January is the time of the month where plans are made, and you enter the new year full of determination and drive. Well, unless you start the year with mental and work-related chaos and can’t see the point in planning anything. However, while it might be refreshing to work without a deadline, I absolutely suck at it. I need deadlines. But if there’s one thing my stress levels don’t need, it’s more deadlines. On the other hand… I’m getting increasingly sick of being just as far away from my dream as I was last year, or the year before. Aaand it turns out that not having a project to work on, a goal to aim for, is really bad for my mental health. How on earth do you combine all these things?

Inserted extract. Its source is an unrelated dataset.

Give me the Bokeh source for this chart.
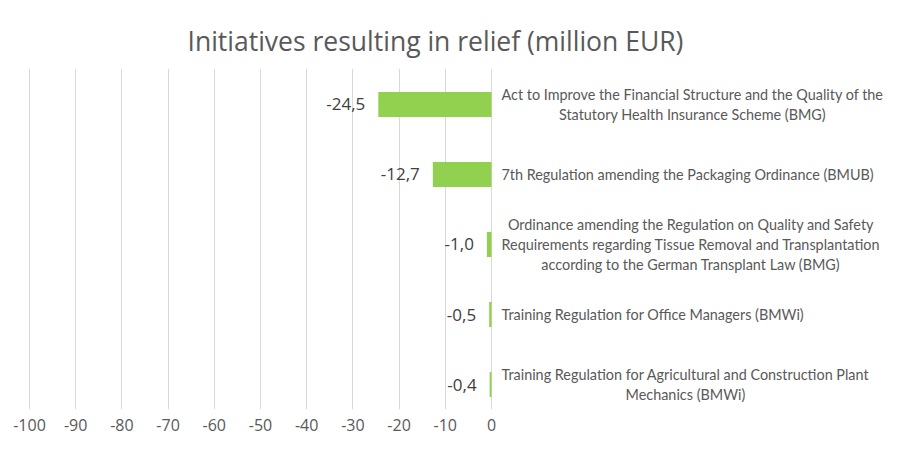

The answer might be obvious to most other people, but for overachiever and burnout-prone me it’s definitely not. Realistic goals, what’s that? Cutting out something to make time for this new thing I want to do, is that possible? Wow.
Frankly, what do I find more rewarding? Writing, or spending my precious spare time watching mind-numbing stuff on Youtube? I’m sure I can live without watching the latest Buzzfeed video on people testing something that’s not even remotely relevant to me. Maybe.
I could start by having a deadline for the next revision of Rogue Sorcery, or for the plot revisions and the timeline file for the updated plot, but I’m not sure. There’s been so many deadlines for the past year, and while it works well for NaNoWriMo, it hasn’t worked at all for the remainder of the year.
I think I’ve realised why. While the end goal is 50k (or more, in my case) for NaNoWriMo, it’s not what I focus on. What I focus on is my daily goal. Your 1667 words per day, or 3334, or 5000. That’s what I look at in the NaNoWriMo stats, in my spreadsheets. It’s making that particular day green in my wordcount file, not red. Because I know that if I reach or even surpass this target most days, I will reach 50k, or 100k, or 150k. There’s no need to worry about it. Finishing a draft is a completely different beast.
So I’ve decided to make a new type of goal. It might be what everyone has been doing for ages, but it’s new to me. It’s inspired by what you often hear in fitness and/or weight loss circles: Focus on the process, not the goal. Sometimes things happen despite the best of intentions, and you can’t control the outcome nearly as much as you’d like. But you can control what you do on a regular basis to influence the outcome.
I have made the following little set of rules, or perhaps “steps” is a better word. My main idea is to turn one into a habit before I start on the next one, until I get used to making time for writing:
- Write something every Tuesday, Wednesday, Saturday and Sunday. I don’t care if it’s just a sentence, a 5-minute sprint, something you’ll never look at again, write something on any kind of story.
- Spend a minimum of 15 minutes writing (actual writing, not plotting or planning) every Tuesday and Wednesday, an hour every Saturday and Sunday. Some of this hour can be used for plotting and/or planning, but minimum 30 minutes are reserved for actual writing. This equals two and a half hours every week, which is the main goal.
- Write at least 10k every week. This should be doable within the allotted time periods with my max writing speed, but most days it might require more time.
- Resist the urge to increase the word count goal (even if it’s fine to actually write more – it just shouldn’t be a must).
I admit it’s tempting to plan on writing every single day of the week, but frankly, with my timetable, mental health and other projects, it’s just not feasible. For example, on Thursdays I usually don’t even have time to make dinner before I have to go to bed. Insisting on writing on those days anyway would be asking for a disaster.
So there it is. My new 4-step program to actually getting the book (and my other projects) written. Do you have a plan for your writing this year?